Monday, January 17, 2005

Now I lay me down to sleep...

I've been planning my funeral...again. That may sound morbid but it's not. I find a good deal of pleasure in planning my last party.

I'm not much of a social creature and my funeral may be the only event with me as the center of attention that I will be relaxed enough to enjoy.

Besides, I know when I am going to die. That's right. I took an internet quiz and it said I was going to live until I am 81. When I told LB about the quiz he asked me what I was going to die from. I told him a veneral disease. hahahahah. I wish you could have seen his face. It was priceless. Actually, I don't remember what it said was going to make me sh*t the sheets.

Anyway....

The other day I was sorting through my old c.d.s and came across Carole King's Tapestry. Geez o pete, I hadn't listened to that in years. When it came to the title song it struck me, what a lovely song for a funeral!
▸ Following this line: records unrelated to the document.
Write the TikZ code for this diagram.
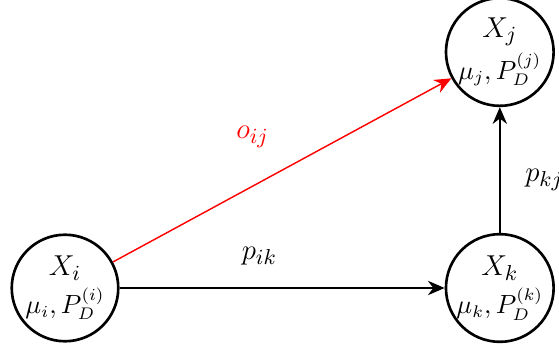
\documentclass[tikz,border=0pt]{standalone}
\usepackage{amsmath,amssymb}
\usepackage{tikz}
\usetikzlibrary{positioning,calc}
\usetikzlibrary{arrows.meta}
\newcommand{\bigtxt}{\fontsize{13.2}{15}\selectfont}
\newcommand{\subtxt}{\fontsize{10.5}{12}\selectfont}
\tikzset{
  state/.style={circle,draw=black,fill=white,line width=1.1pt,minimum size=1.56cm,
    inner sep=0pt,align=center},
  link/.style={draw=black,line width=0.6pt,-{Stealth[length=7pt,width=6pt]}},
  obs/.style={draw=red,line width=0.6pt,-{Stealth[length=7pt,width=6pt]}},
}

\begin{document}
\begin{tikzpicture}
\useasboundingbox (0,0) rectangle (8.187,5.097);
\coordinate (gi) at (0.952,0.879);
\coordinate (gk) at (7.32,0.879);
\coordinate (gj) at (7.32,4.335);
\node[state] (xi) at (gi) {{\bigtxt $X_i$}\\[2pt] {\subtxt $\mu_i, P_D^{(i)}$}};
\node[state] (xk) at (gk) {{\bigtxt $X_k$}\\[2pt] {\subtxt $\mu_k, P_D^{(k)}$}};
\node[state] (xj) at (gj) {{\bigtxt $X_j$}\\[2pt] {\subtxt $\mu_j, P_D^{(j)}$}};
\draw[link] (xi)--(xk) node[pos=0.43,above=6pt] {\bigtxt $p_{ik}$};
\draw[link] (xk)--(xj) node[pos=0.42,right=7pt] {\bigtxt $p_{kj}$};
\draw[obs] (xi)--(xj);
\node[red] (oij) at (3.7,3.09) {\bigtxt $o_{ij}$};
\end{tikzpicture}
\end{document}
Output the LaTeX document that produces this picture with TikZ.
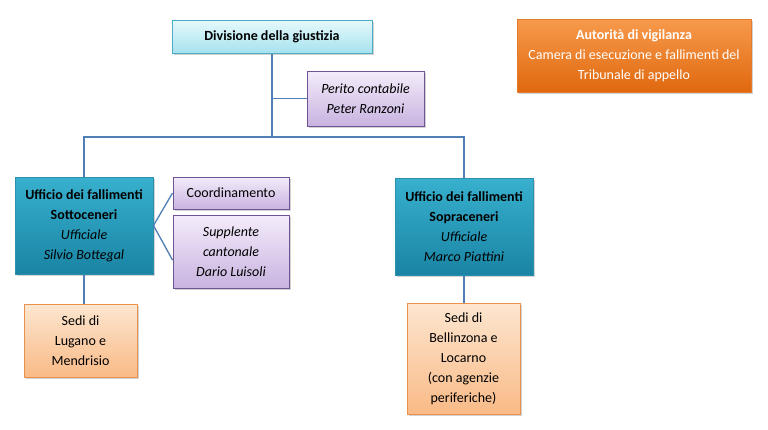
\documentclass[tikz,border=0pt]{standalone}
\usepackage{fontspec}
\setmainfont{Carlito}
\usetikzlibrary{shadows}
\definecolor{conn}{HTML}{4F7FB5}
\definecolor{cyanT}{HTML}{E6F9FC}
\definecolor{cyanB}{HTML}{A6E2EE}
\definecolor{cyanD}{HTML}{4BACC6}
\definecolor{lavT}{HTML}{F4ECFA}
\definecolor{lavB}{HTML}{C8B3E0}
\definecolor{lavD}{HTML}{6E5494}
\definecolor{tealT}{HTML}{38B0CE}
\definecolor{tealB}{HTML}{1A84A4}
\definecolor{tealD}{HTML}{2C8FAE}
\definecolor{peaT}{HTML}{FDE6D0}
\definecolor{peaB}{HTML}{F9BA86}
\definecolor{peaD}{HTML}{E8924E}
\definecolor{orT}{HTML}{F79A4C}
\definecolor{orB}{HTML}{E0680E}
\definecolor{orD}{HTML}{E57A2A}
\tikzset{
  box/.style={rectangle, align=center, inner sep=2pt, font=\fontsize{14}{20}\selectfont,
    drop shadow={shadow xshift=1.5pt, shadow yshift=-1.5pt, opacity=0.35}},
  cyanbox/.style={box, draw=cyanD, line width=1pt, top color=cyanT, bottom color=cyanB},
  lavbox/.style={box, draw=lavD, line width=1pt, top color=lavT, bottom color=lavB},
  tealbox/.style={box, draw=tealD, line width=1pt, top color=tealT, bottom color=tealB},
  peabox/.style={box, draw=peaD, line width=1pt, top color=peaT, bottom color=peaB},
  orbox/.style={box, draw=orD, line width=1pt, top color=orT, bottom color=orB, text=white},
  link/.style={draw=conn, line width=1.3pt}
}
\begin{document}
\begin{tikzpicture}[x=1pt,y=-1pt]
\useasboundingbox[fill=white] (0,0) rectangle (768,429);
\node[cyanbox, minimum width=200pt, minimum height=33pt] (div) at (272,36.5) {\textbf{Divisione della giustizia}};
\node[lavbox, minimum width=117pt, minimum height=55pt] (per) at (365.5,98.5) {\textit{Perito contabile}\\\textit{Peter Ranzoni}};
\node[tealbox, minimum width=138pt, minimum height=97pt] (lu) at (84,225.5) {\textbf{Ufficio dei fallimenti}\\\textbf{Sottoceneri}\\\textit{Ufficiale}\\\textit{Silvio Bottegal}};
\node[lavbox, minimum width=116pt, minimum height=32pt] (co) at (231,193) {Coordinamento};
\node[lavbox, minimum width=116pt, minimum height=73pt] (su) at (231,251.5) {\textit{Supplente}\\\textit{cantonale}\\\textit{Dario Luisoli}};
\node[peabox, minimum width=113pt, minimum height=73pt] (sl) at (80.5,340.5) {Sedi di\\Lugano e\\Mendrisio};
\node[tealbox, minimum width=138pt, minimum height=97pt] (ru) at (464,226.5) {\textbf{Ufficio dei fallimenti}\\\textbf{Sopraceneri}\\\textit{Ufficiale}\\\textit{Marco Piattini}};
\node[peabox, minimum width=113pt, minimum height=111pt] (sb) at (463.5,358.5) {Sedi di\\Bellinzona e\\Locarno\\(con agenzie\\periferiche)};
\node[orbox, minimum width=234pt, minimum height=73pt] (aut) at (634,55.5) {\textbf{Autorità di vigilanza}\\Camera di esecuzione e fallimenti del\\Tribunale di appello};
\coordinate (j) at (272,137);
\path[link] (div.south) -- (j);
\path[link] (div.south |- per.west) -- (per.west);
\path[link] (lu.north) |- (j) -| (ru.north);
\path[link] (lu.east) -- (co.west);
\path[link] (lu.east) -- ([yshift=-8.5pt]su.west);
\path[link] (lu.south) -- (sl.north -| lu.south);
\path[link] (ru.south) -- (sb.north -| ru.south);
\end{tikzpicture}
\end{document}
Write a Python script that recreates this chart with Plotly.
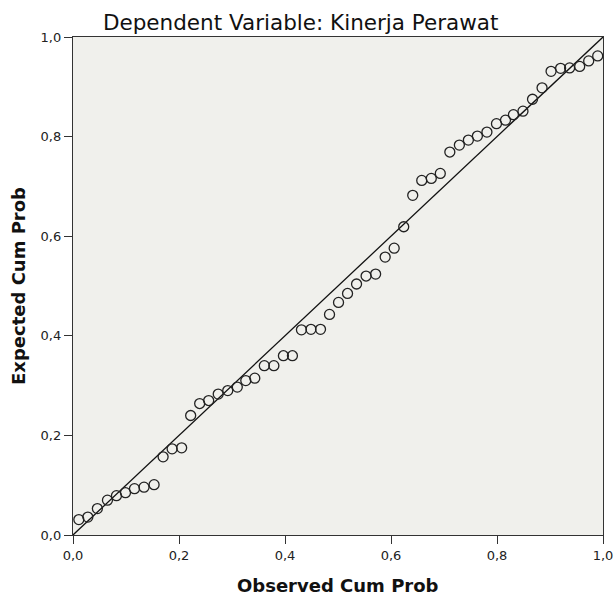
import plotly.graph_objects as go

observed = [0.011, 0.028, 0.046, 0.065, 0.082, 0.099, 0.116, 0.134, 0.153, 0.170,
            0.187, 0.205, 0.222, 0.239, 0.256, 0.274, 0.292, 0.310, 0.326, 0.343,
            0.361, 0.379, 0.397, 0.414, 0.431, 0.449, 0.467, 0.484, 0.501, 0.518,
            0.535, 0.553, 0.571, 0.589, 0.606, 0.624, 0.641, 0.658, 0.676, 0.693,
            0.711, 0.729, 0.746, 0.763, 0.781, 0.799, 0.816, 0.831, 0.849, 0.867,
            0.885, 0.902, 0.920, 0.937, 0.956, 0.973, 0.990]
expected = [0.031, 0.036, 0.053, 0.070, 0.079, 0.085, 0.093, 0.096, 0.101, 0.157,
            0.173, 0.175, 0.240, 0.264, 0.270, 0.283, 0.290, 0.297, 0.310, 0.315,
            0.340, 0.340, 0.360, 0.360, 0.412, 0.413, 0.413, 0.443, 0.467, 0.485,
            0.504, 0.520, 0.524, 0.558, 0.576, 0.619, 0.682, 0.712, 0.716, 0.726,
            0.769, 0.783, 0.793, 0.801, 0.809, 0.826, 0.833, 0.844, 0.851, 0.875,
            0.898, 0.931, 0.937, 0.938, 0.941, 0.952, 0.962]
ref_line = [0.0, 1.0]
tick_vals = [0.0, 0.2, 0.4, 0.6, 0.8, 1.0]
tick_text = ["0,0", "0,2", "0,4", "0,6", "0,8", "1,0"]

FONT = "DejaVu Sans"

fig = go.Figure()
fig.add_trace(go.Scatter(x=ref_line, y=ref_line, mode="lines",
                         line=dict(color="#111111", width=1.3), hoverinfo="skip"))
fig.add_trace(go.Scatter(x=observed, y=expected, mode="markers",
                         marker=dict(symbol="circle-open", size=10,
                                     color="#222222", line=dict(width=1.3))))

axis_common = dict(range=[0, 1], tickvals=tick_vals, ticktext=tick_text,
                   showgrid=False, zeroline=False, showline=True, linecolor="#333333",
                   linewidth=1.3, mirror=True, ticks="outside", ticklen=8,
                   tickwidth=1.3, tickcolor="#333333", automargin=False,
                   tickfont=dict(family=FONT, size=13, color="#222222"))

fig.update_layout(
    width=614, height=598,
    margin=dict(l=73, r=11, t=37, b=63),
    paper_bgcolor="white", plot_bgcolor="#f0f0ec",
    showlegend=False,
    title=dict(text="Dependent Variable: Kinerja Perawat", x=0.4897, xanchor="center",
               y=0.962, yanchor="middle",
               font=dict(family=FONT, size=21.5, color="#111111")),
    xaxis=dict(axis_common),
    yaxis=dict(axis_common),
    annotations=[
        dict(text="<b>Observed Cum Prob</b>", xref="paper", yref="paper", x=0.5, y=0,
             yshift=-50, xanchor="center", yanchor="middle", showarrow=False,
             font=dict(family=FONT, size=18, color="#111111")),
        dict(text="<b>Expected Cum Prob</b>", xref="paper", yref="paper", x=0, y=0.5,
             xshift=-55, xanchor="center", yanchor="middle", textangle=-90, showarrow=False,
             font=dict(family=FONT, size=18, color="#111111")),
    ],
)

fig.write_html("out.html", config={"displayModeBar": False},
               post_script="document.body.style.margin='0';document.body.style.overflow='hidden';")
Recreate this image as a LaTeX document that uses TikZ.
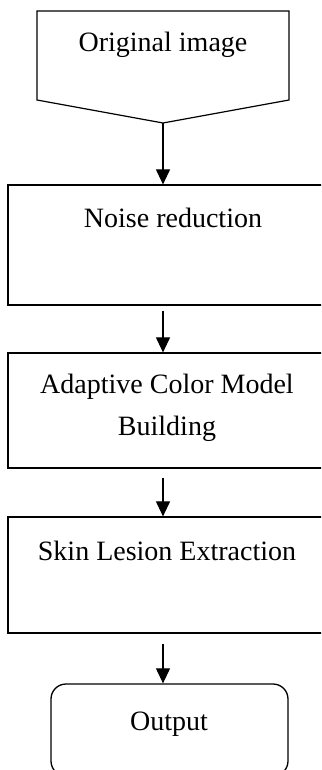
\documentclass[tikz,border=0pt]{standalone}
\usepackage{fontspec}
\setmainfont{Liberation Serif}
\usetikzlibrary{arrows.meta}
\begin{document}
\begin{tikzpicture}[x=1pt,y=-1pt,
  box/.style={draw, rectangle, line width=1.2pt, inner sep=0pt},
  term/.style={draw, rectangle, rounded corners=15pt, line width=1.3pt, inner sep=0pt},
  txt/.style={anchor=base, inner sep=0pt, font=\fontsize{28}{42}\selectfont},
  flow/.style={line width=1.1pt, -{Triangle[length=15pt,width=14pt]}}]
\useasboundingbox (0,0) rectangle (321,770);
\clip (0,0) rectangle (321,770);
% start shape (pentagon pointing down)
\draw[line width=1.2pt, line join=miter] (37,11) -- (289,11) -- (289,100) -- (163,123) -- (37,100) -- cycle;
\coordinate (origtip) at (163,123);
\node[txt] (torig) at (163,52) {Original image};
% boxes
\node[box, minimum width=322pt, minimum height=120pt] (noise) at (169,245) {};
\node[txt] (tnoise) at (173,227) {Noise reduction};
\node[box, minimum width=322pt, minimum height=115pt] (adapt) at (169,410.5) {};
\node[txt, align=center] (tadapt) at (167,435) {Adaptive Color Model\\Building};
\node[box, minimum width=322pt, minimum height=116pt] (skin) at (169,575) {};
\node[txt] (tskin) at (167,560) {Skin Lesion Extraction};
\node[term, minimum width=237pt, minimum height=92pt] (out) at (169.5,730) {};
\node[txt] (tout) at (169,730) {Output};
% connectors
\draw[flow] (origtip) -- (origtip |- noise.north);
\coordinate (a2) at ([yshift=-5pt]noise.south -| origtip);
\draw[flow] (a2) -- (a2 |- adapt.north);
\coordinate (a3) at ([yshift=-9pt]adapt.south -| origtip);
\draw[flow] (a3) -- (a3 |- skin.north);
\coordinate (a4) at ([yshift=-10pt]skin.south -| origtip);
\draw[flow] (a4) -- (a4 |- out.north);
\end{tikzpicture}
\end{document}
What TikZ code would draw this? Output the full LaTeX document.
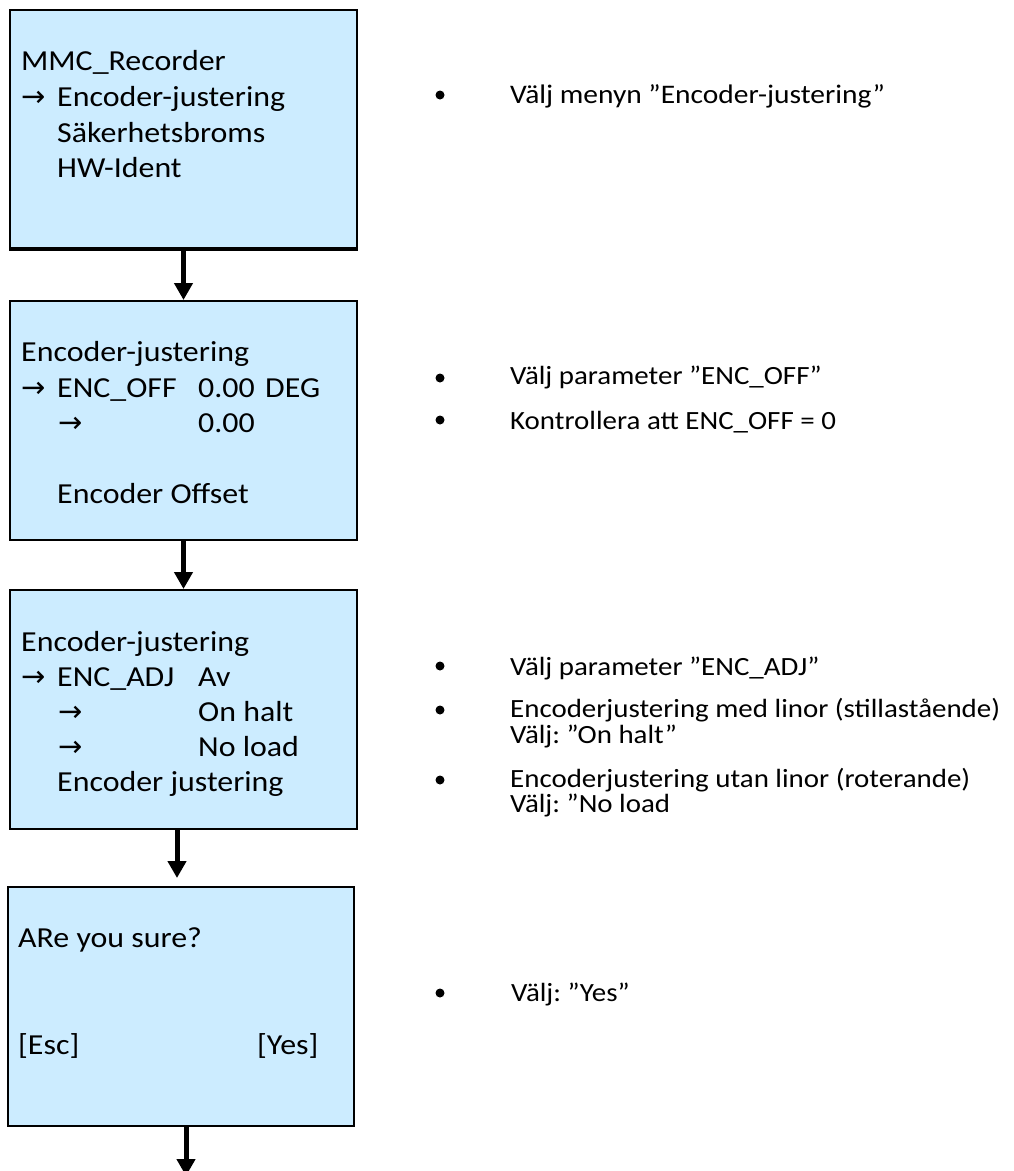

Just to refresh your memory it starts out with:

My life has been a tapestry of rich and royal hue
An everlasting vision of the everchanging view
A wondrous woven magic in bits of blue and gold
A tapestry to feel and see, impossible to hold


Isn't that lovely? Well, then she goes on about some guy in a long coat sitting on a river rock and turning into a toad. Who the hell knows what she is rambling on about? I sure don't but it sounds remarkably like my life.

Then it ends with:

As I watched in sorrow, there suddenly appeared
A figure gray and ghostly beneath a flowing beard
In times of deepest darkness I've seen him dressed in black
Now my tapestry's unravelling, he's come to take me back
He's come to take me back


Is that not the perfect funeral song?

I can just see everyone in my husband's family scratching their heads over that one.

Oh, oh, oh! I have found the perfect casket:



Tell me that isn't my best shot to get into heaven!

And finally the tombstone. Something simple. No angels, I don't want to push things. Just my name, date I was born and the day of my passing. And underneath I want to make the same statement I have made within 100 miles of leaving home on a trip for the past ten + years.

I think I left the iron on.


1 Comments:

Blogger Kitty said...

I keep telling you to get that iron that turns itself off -- just like the one we got my mom (she was so fond of fretting over that, too) -- but, knowing you as I do, you'd rather have the 'worry' than the 'assurance'

How about something a little more 'upbeat' like ...
"you caught me; you caught the tater"

that would set everyone on their ears, wouldn't it?